Quizá porque a Gil le han interesado a la vez varias cosas que ha intentado amalgamar y la burla de la epidemia autoficcional no ha sido la prevalente. De hecho, se ha tomado muy en serio uno de los rasgos inherentes al género, como es el ambiguo estatuto referencial (o factual) de lo narrado, aquí aplicado a los misteriosos resortes de distorsión de la memoria individual. El narrador, Juanma —digamos un gemelo ficcional autor—, se propone explorar el episodio que cambió su vida a los 14 años: encontrar el cadáver de un vecino en una balsa de riego. Ahora, 25 años después y convertido en escritor, regresa a aquella época de juego al aire libre con el propósito de averiguar qué sucedió realmente al margen del propio recuerdo y convertir esa averiguación en un libro, el que leemos. Así se lo cuenta, avanzada la obra, a Carmela, la hermana del muerto: su libro es un “un intento de reflexionar sobre la realidad, la ficción y la memoria, y el relato que somos capaces de construir a partir de esos tres yacimientos”. Que es lo mismo que le había dicho antes su novia: “Tu voluntad de reflexionar sobre las distintas versiones de un mismo recuerdo y tu deseo de subrayar el carácter artificial de la frontera entre realidad y ficción”.
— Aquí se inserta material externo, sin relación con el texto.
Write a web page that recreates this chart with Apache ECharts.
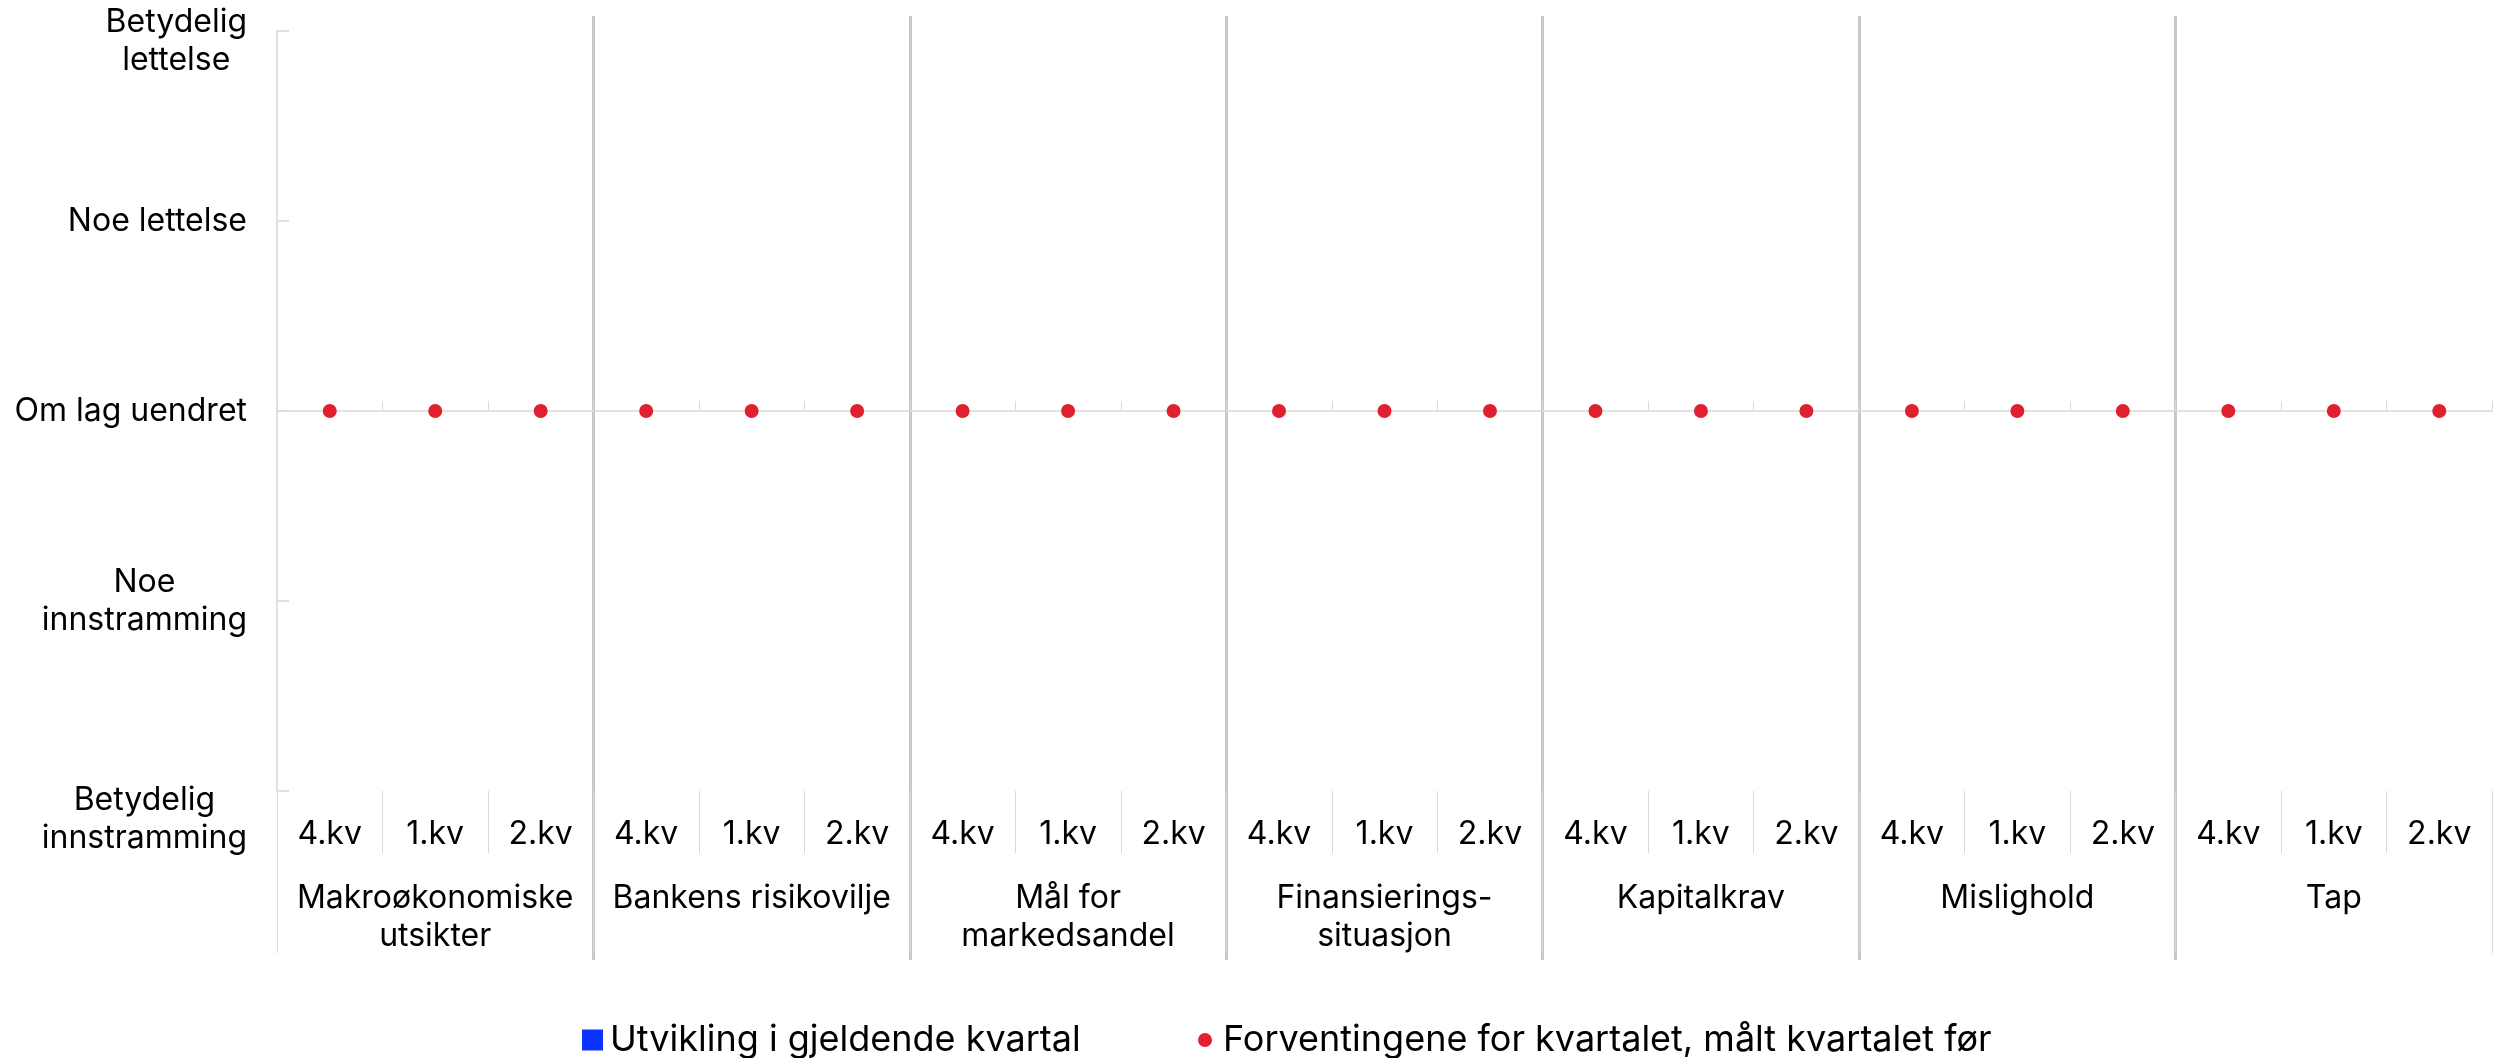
<!DOCTYPE html>
<html>
<head>
<meta charset="utf-8">
<script src="https://cdn.jsdelivr.net/npm/echarts@6.0.0/dist/echarts.min.js"></script>
<style>
  html, body { margin: 0; padding: 0; background: #fff; }
  #chart { width: 2504px; height: 1058px; }
</style>
</head>
<body>
<div id="chart"></div>
<script>
// kategorier
var groups = ['Makroøkonomiske\nutsikter', 'Bankens risikovilje', 'Mål for\nmarkedsandel', 'Finansierings-\nsituasjon', 'Kapitalkrav', 'Mislighold', 'Tap'];
var quarters = ['4.kv', '1.kv', '2.kv'];
// y-akse: verdi -> tekst
var yTicks = [-2, -1, 0, 1, 2];
var yLabels = ['Betydelig\ninnstramming', 'Noe\ninnstramming', 'Om lag uendret', 'Noe lettelse', 'Betydelig\nlettelse'];
// serier
var utvikling = [0, 0, 0, 0, 0, 0, 0, 0, 0, 0, 0, 0, 0, 0, 0, 0, 0, 0, 0, 0, 0];
var forventninger = [0, 0, 0, 0, 0, 0, 0, 0, 0, 0, 0, 0, 0, 0, 0, 0, 0, 0, 0, 0, 0];

var names = ['Utvikling i gjeldende kvartal', 'Forventingene for kvartalet, målt kvartalet før'];

var categories = [];
groups.forEach(function (g) {
  quarters.forEach(function (q) { categories.push(q); });
});

var FONT = 'Inter';
var GRID_LINE = '#d9d9d9';

var option = {
  animation: false,
  backgroundColor: '#fff',
  textStyle: { fontFamily: FONT, color: '#000' },
  grid: [
    { left: 277, right: 12, top: 31, bottom: 267, outerBoundsMode: 'none' },
    // bare for skillelinjene mellom gruppene
    { left: 277, right: 12, top: 16, bottom: 98, outerBoundsMode: 'none' }
  ],
  legend: [
    {
      data: [names[0]], icon: 'rect', itemWidth: 21, itemHeight: 21,
      left: 577, top: 1017,
      textStyle: { fontFamily: FONT, fontSize: 36, lineHeight: 36, color: '#000', padding: [0, 0, 0, 2] }
    },
    {
      data: [names[1]], icon: 'circle', itemWidth: 14, itemHeight: 14,
      left: 1193, top: 1017,
      textStyle: { fontFamily: FONT, fontSize: 36, lineHeight: 36, color: '#000', padding: [0, 0, 0, 6] }
    }
  ],
  xAxis: [
    {
      // nullinja med små streker opp
      type: 'category', gridIndex: 0, data: categories, position: 'bottom',
      axisLine: { show: true, onZero: true, lineStyle: { color: GRID_LINE, width: 1.5 } },
      axisTick: { show: true, inside: true, length: 10, lineStyle: { color: GRID_LINE, width: 1 } },
      axisLabel: { show: false },
      splitLine: { show: false }
    },
    {
      type: 'category', gridIndex: 0, data: categories, position: 'bottom',
      axisLine: { show: false, onZero: false },
      axisTick: { show: true, length: 62, lineStyle: { color: GRID_LINE, width: 1 } },
      axisLabel: {
        interval: 0, margin: 24, fontFamily: FONT, fontSize: 32, lineHeight: 38, color: '#000'
      },
      splitLine: { show: false }
    },
    {
      type: 'category', gridIndex: 0, data: groups, position: 'bottom',
      axisLine: { show: false, onZero: false },
      axisTick: { show: true, length: 162, lineStyle: { color: GRID_LINE, width: 1 } },
      axisLabel: {
        interval: 0, margin: 88, fontFamily: FONT, fontSize: 32, lineHeight: 38, color: '#000', verticalAlign: 'top'
      },
      splitLine: { show: false }
    },
    {
      type: 'category', gridIndex: 1, data: groups, position: 'bottom',
      axisLine: { show: false, onZero: false },
      axisTick: { show: false },
      axisLabel: { show: false },
      splitLine: { show: true, showMinLine: false, showMaxLine: false, lineStyle: { color: '#c8c8c8', width: 3 } }
    }
  ],
  yAxis: [
    {
      type: 'value', gridIndex: 0, min: -2, max: 2, interval: 1,
      axisLine: { show: true, lineStyle: { color: GRID_LINE, width: 1.5 } },
      axisTick: { show: true, inside: true, length: 12, lineStyle: { color: GRID_LINE, width: 1.5 } },
      splitLine: { show: false },
      axisLabel: {
        margin: 30, align: 'right', fontFamily: FONT, fontSize: 32, color: '#000',
        formatter: function (v) {
          var i = yTicks.indexOf(v);
          if (i < 0) return '';
          var lines = yLabels[i].split('\n').map(function (l) { return '{c|' + l + '}'; });
          // topp og bunn er skjøvet litt ned, som i originalen
          if (v === 2) lines.unshift('{sp1| }');
          if (v === -2) lines.unshift('{sp2| }');
          return lines.join('\n');
        },
        rich: {
          c: { align: 'center', fontFamily: FONT, fontSize: 32, lineHeight: 38, color: '#000' },
          sp1: { fontSize: 10, lineHeight: 20 },
          sp2: { fontSize: 10, lineHeight: 56 }
        }
      }
    },
    { type: 'value', gridIndex: 1, show: false, min: 0, max: 1 }
  ],
  series: [
    {
      name: names[0], type: 'bar', xAxisIndex: 1, yAxisIndex: 0,
      data: utvikling, barWidth: '55%',
      itemStyle: { color: '#0a33ff' }
    },
    {
      name: names[1], type: 'scatter', xAxisIndex: 1, yAxisIndex: 0,
      data: forventninger, symbol: 'circle', symbolSize: 14, z: 5,
      itemStyle: { color: '#e0202e', opacity: 1 }
    }
  ]
};

var myChart = echarts.init(document.getElementById('chart'));
myChart.setOption(option);
window.addEventListener('resize', function () {
  myChart.resize();
});
</script>
</body>
</html>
Ninguno de esos propósitos es original, claro, lo que no es ningún demérito en sí mismo, pero mi impresión es que Gil no consigue ir más allá de lo que ya sabemos —y hemos leído tantas veces— sobre lo engañoso de la memoria (individual y colectiva) ni sobre la procelosa relación entre realidad y ficción. Algún autocomentario parece delatar por parte del autor esa sospecha, como cuando le confía a Carmela que “es muy probable que no acabe siendo un buen libro”, si bien en esta afirmación, como en otra anterior acerca de que la autoficción es un género de escritores acomplejados, la ironía autocrítica parece aspirar a ser un contraveneno. Aun así, la estructura de novela autogenerativa (la que registra su propio proceso de composición: notas, apuntes, cavilaciones, entrevistas…) está bien armada, se apoya en la trama autobiográfica del escritor que lucha por dar cuerpo a su proyecto y ayuda a poner a la luz los rincones de sombra del recuerdo. va revelando que el personaje axial, y más atractivo, es precisamente el que no está: Eduardo Huego, el muerto, y hacer de la ausencia un motivo eficiente de la novela es casi siempre un acierto.